A well-known American professor, he said, explained to him how students, freed from normal moral influences, were easily seduced to Communistic thinking by the most subtle arts of propaganda.

For these reasons " there can only be a more really effective barrier to Communism : the moral life, lived and practised even against human interests, instincts and passions; the true bulwark against Communism is the moral life of the individual, the family, the society.

" This moral life can only be taught by one master: Religion, and only Catholicism with its supernatural life communicated by the Sacraments can provide the help needed to live such a life."

Murder Made Lawful Explaining the strategy adopted by Communism, the ideas of which filter through every means of communication in apparently harmless form, Fr. Gemelli told how the chief of police in a large city took him to his office and showed him two films that had been shown in a number of cinemas. Naturally they were not shown Soviet films. They were given out as

humble films of home manufacture adapted for the cheaper theatres.

They were enough, however, to exercise a fearful suggestion upon the spectator, said Fr. Gemelli. One of them tried to prove that murder was legitimate in certain circumstances; the other emphasised certain cases of acute misery in contemporary society in which it was impossible to educate or even to feed children.

The latter was evidently intended to make the spectator generalise from these instances and then condemn out of hand all society.

Such propaganda can, of course, be rebutted by other propaganda, but Catholicism alone can provide a form of moral life opposed to Communist conceptions, said Fr. Gemelli.

The Church in Germany

It was because of this fundamental fact, he explained, quoting the Papal allocution to the Spanish refugees, that the attack on Catholics in Germany was so grievous an error.

There public opinion went to the lengths of suspecting Catholics of Communistic tendencies simply because they were faithful to Rome and thus not wholehearted Nazis.

When Nazis were reminded of the Papal condemnations of Communism, they answered: " The Pope has spoken too late and only when they burnt the churches in Spain."

Such language (Fr.
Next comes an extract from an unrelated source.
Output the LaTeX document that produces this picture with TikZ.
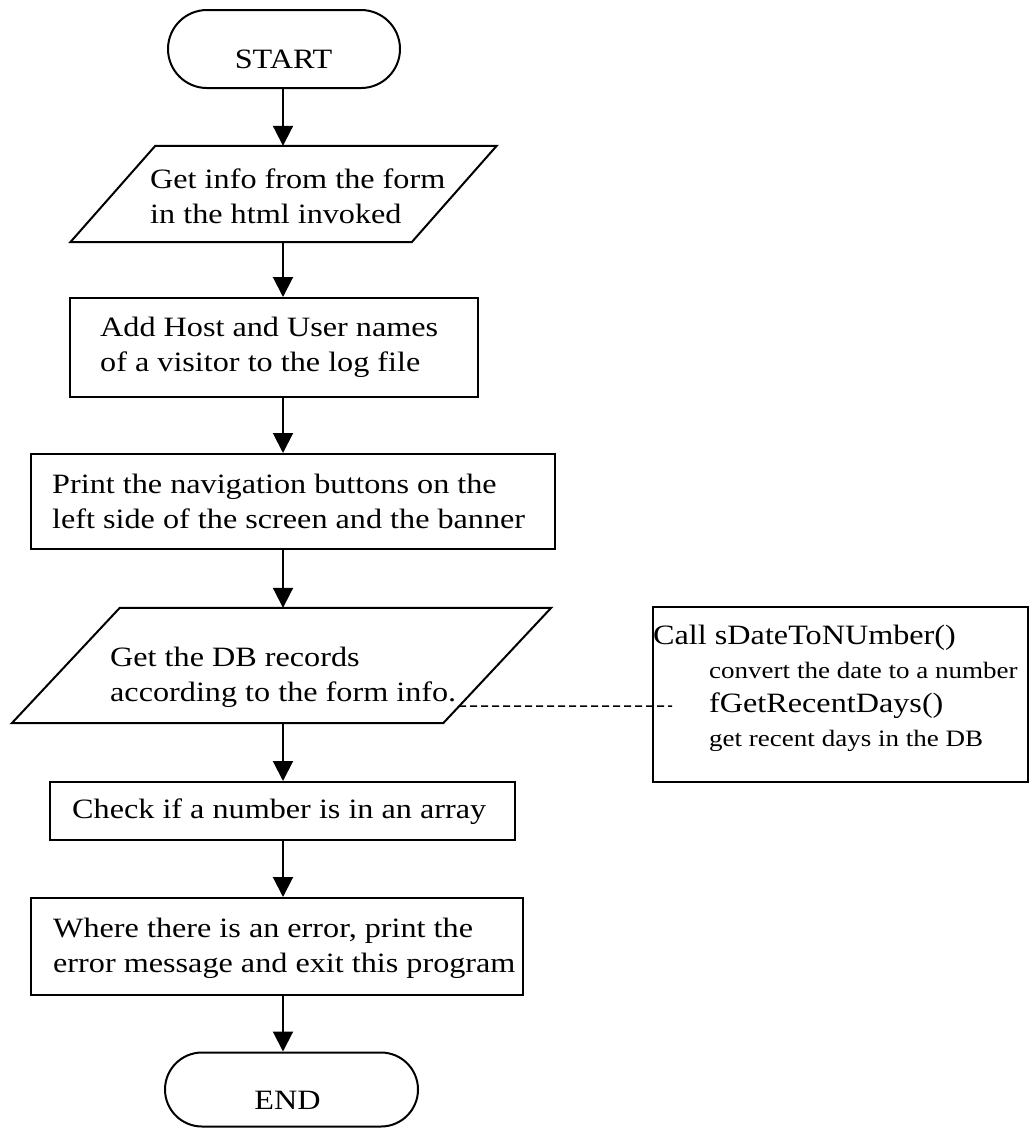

Gemelli continues) comes from not having learned the lesson that religion is the sole efficient opposition to Communism. One should and must recognise that Protestantism also, when it is practised with honesty and fidelity, as it is by many Protestants, is also an arm of defence against Communism.
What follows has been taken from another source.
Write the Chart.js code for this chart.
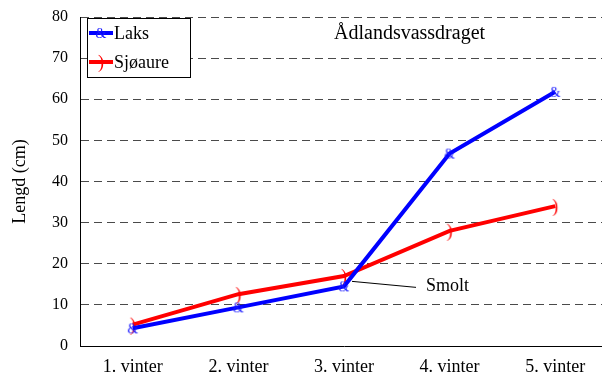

But Nazis hold that neither Catholicism nor Protestantism have done anything against Communism and that only the social and political economy of the Nazis constitutes an effective defence. " May God spare us the day which will prove the gravity of the mistake into which Germany has fallen!" exclaimed the writer.

The Church v. The Enemy

He then dealt with the objection that Catholicism had proved ineffective against the spread of Communism, an objection founded on the spread of that error in a country like Spain.
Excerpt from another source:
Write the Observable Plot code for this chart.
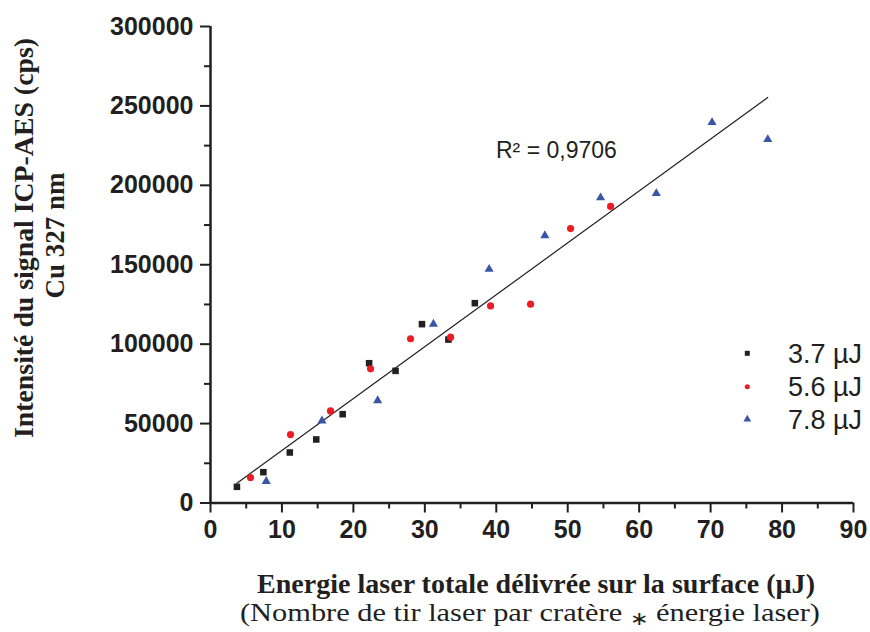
<!DOCTYPE html>
<html>
<head>
<meta charset="utf-8">
<script src="https://cdn.jsdelivr.net/npm/d3@7"></script>
<script src="https://cdn.jsdelivr.net/npm/@observablehq/plot@0.6"></script>
<style>
  html, body { margin: 0; padding: 0; background: #fff; }
  #chart svg { display: block; }
</style>
</head>
<body>
<div id="chart"></div>
<script>
// ---- data ----
const seriesLabels = ["3.7 µJ", "5.6 µJ", "7.8 µJ"];
const x37 = [3.7, 7.4, 11.1, 14.8, 18.5, 22.2, 25.9, 29.6, 33.3, 37.0];
const y37 = [10200, 19400, 31800, 40000, 55900, 88000, 83200, 112600, 102900, 125800];
const x56 = [5.6, 11.2, 16.8, 22.4, 28.0, 33.6, 39.2, 44.8, 50.4, 56.0];
const y56 = [16050, 43100, 58000, 84500, 103400, 104400, 124100, 125200, 172800, 186700];
const x78 = [7.8, 15.6, 23.4, 31.2, 39.0, 46.8, 54.6, 62.4, 70.2, 78.0];
const y78 = [13700, 51700, 64500, 112600, 147200, 168400, 192200, 194900, 239600, 228900];
const fitX = [3.7, 78.0];
const fitY = [12500, 255300];
const xTicks = [0, 10, 20, 30, 40, 50, 60, 70, 80, 90];
const xMinor = [5, 15, 25, 35, 45, 55, 65, 75, 85];
const yTicks = [0, 50000, 100000, 150000, 200000, 250000, 300000];
const yMinor = [25000, 75000, 125000, 175000, 225000, 275000];
const r2Label = "R² = 0,9706";
const yTitle = ["Intensité du signal ICP-AES (cps)", "Cu 327 nm"];
const xTitle = ["Energie laser totale délivrée sur la surface (µJ)", "(Nombre de tir laser par cratère ", "∗", " énergie laser)"];

const ink = "#231f20";
const colors = [ink, "#ed1c24", "#3a55a4"];
const symbols = ["square", "circle", "triangle"];

const toRows = (xs, ys) => xs.map((x, i) => ({x, y: ys[i]}));
const s37 = toRows(x37, y37), s56 = toRows(x56, y56), s78 = toRows(x78, y78);
const fit = toRows(fitX, fitY);

const W = 870, H = 632;
const tickFont = {fontSize: 25, fontWeight: "bold"};

const plot = Plot.plot({
  width: W, height: H,
  marginLeft: 210, marginRight: 17, marginTop: 26, marginBottom: 129.5,
  style: {fontFamily: "'Liberation Sans', Arial, sans-serif", color: ink, background: "#fff"},
  x: {domain: [0, 90]},
  y: {domain: [0, 300000]},
  marks: [
    Plot.line(fit, {x: "x", y: "y", stroke: ink, strokeWidth: 1.2}),
    Plot.dot(s37, {x: "x", y: "y", symbol: symbols[0], r: 3.7, fill: colors[0]}),
    Plot.dot(s56, {x: "x", y: "y", symbol: symbols[1], r: 3.6, fill: colors[1]}),
    Plot.dot(s78, {x: "x", y: "y", symbol: symbols[2], r: 3.4, fill: colors[2]}),
    Plot.axisX({ticks: xTicks, label: null, tickSize: 10, tickPadding: 7, strokeWidth: 2, tickFormat: d => String(d), ...tickFont, fill: ink, stroke: ink}),
    Plot.axisX({ticks: xMinor, label: null, tickSize: 6, text: null, strokeWidth: 2, stroke: ink}),
    Plot.axisY({ticks: yTicks, label: null, tickSize: 10, tickPadding: 7, strokeWidth: 2, tickFormat: d => String(d), ...tickFont, fill: ink, stroke: ink}),
    Plot.axisY({ticks: yMinor, label: null, tickSize: 6, text: null, strokeWidth: 2, stroke: ink}),
    Plot.ruleY([0], {stroke: ink, strokeWidth: 2.5}),
    Plot.ruleX([0], {stroke: ink, strokeWidth: 2.5})
  ]
});

document.getElementById("chart").appendChild(plot);
const svg = d3.select(plot);

// R² annotation
svg.append("text")
  .attr("x", 496).attr("y", 157.5)
  .attr("text-anchor", "start")
  .attr("font-family", "'Liberation Sans', Arial, sans-serif")
  .attr("font-size", 23).attr("fill", ink)
  .text(r2Label);

// legend
const legY = [353.3, 386.7, 419.3];
const legSym = [d3.symbolSquare, d3.symbolCircle, d3.symbolTriangle];
const legSize = [25, 20, 26];
seriesLabels.forEach((lab, i) => {
  svg.append("path")
    .attr("transform", `translate(747.3,${legY[i]})`)
    .attr("d", d3.symbol(legSym[i], legSize[i])())
    .attr("fill", colors[i]);
  svg.append("text")
    .attr("x", 788).attr("y", legY[i] + 9.5)
    .attr("text-anchor", "start")
    .attr("font-family", "'Liberation Sans', Arial, sans-serif")
    .attr("font-size", 27).attr("fill", ink)
    .text(lab);
});

// y title (two rotated lines)
svg.append("text")
  .attr("transform", "translate(32.5,238) rotate(-90)")
  .attr("text-anchor", "middle")
  .attr("font-family", "'Liberation Serif', 'Times New Roman', serif")
  .attr("font-weight", "bold").attr("font-size", 28).attr("fill", ink)
  .attr("textLength", 400).attr("lengthAdjust", "spacingAndGlyphs")
  .text(yTitle[0]);
svg.append("text")
  .attr("transform", "translate(64,235.5) rotate(-90)")
  .attr("text-anchor", "middle")
  .attr("font-family", "'Liberation Serif', 'Times New Roman', serif")
  .attr("font-weight", "bold").attr("font-size", 27).attr("fill", ink)
  .text(yTitle[1]);

// x title (two lines)
svg.append("text")
  .attr("x", 536).attr("y", 592.5)
  .attr("text-anchor", "middle")
  .attr("font-family", "'Liberation Serif', 'Times New Roman', serif")
  .attr("font-weight", "bold").attr("font-size", 27.5).attr("fill", ink)
  .attr("textLength", 558).attr("lengthAdjust", "spacingAndGlyphs")
  .text(xTitle[0]);
const t2 = svg.append("text")
  .attr("x", 530).attr("y", 621)
  .attr("text-anchor", "middle")
  .attr("font-family", "'Liberation Serif', 'Times New Roman', serif")
  .attr("font-size", 26).attr("fill", ink)
  .attr("textLength", 580).attr("lengthAdjust", "spacingAndGlyphs");
t2.append("tspan").text(xTitle[1]);
t2.append("tspan").attr("font-size", 19).attr("dy", 4).text(xTitle[2]);
t2.append("tspan").attr("dy", -4).text(xTitle[3]);
</script>
</body>
</html>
Pius XI's answer was that the Church must not be judged by examples, but by its teachings.

This is the testimony of the Pope who himself has never ceased to admonish Catholics to be worthy of their vocation and to be at work in such a way that their religion shall be esteemed, observed and loved by all, but of the Pope also who has denounced to the world the ostracism with which political laws and customs continue to attack Catholicism.

It was such misunderstanding of the Church which caused accusations that it Was not content with a humble place, but must openly aspire to the position of a central inspirer—of a nucleus of the whole reactionary and Fascist campaign in Europe.

The Church, attacked on both sides for being too Communistic and too Fascist, Fr. Gemelli concludes, has only the ambition of being the ventral inspirer, the nucleus of the campaign which defends Christ and His civilisation.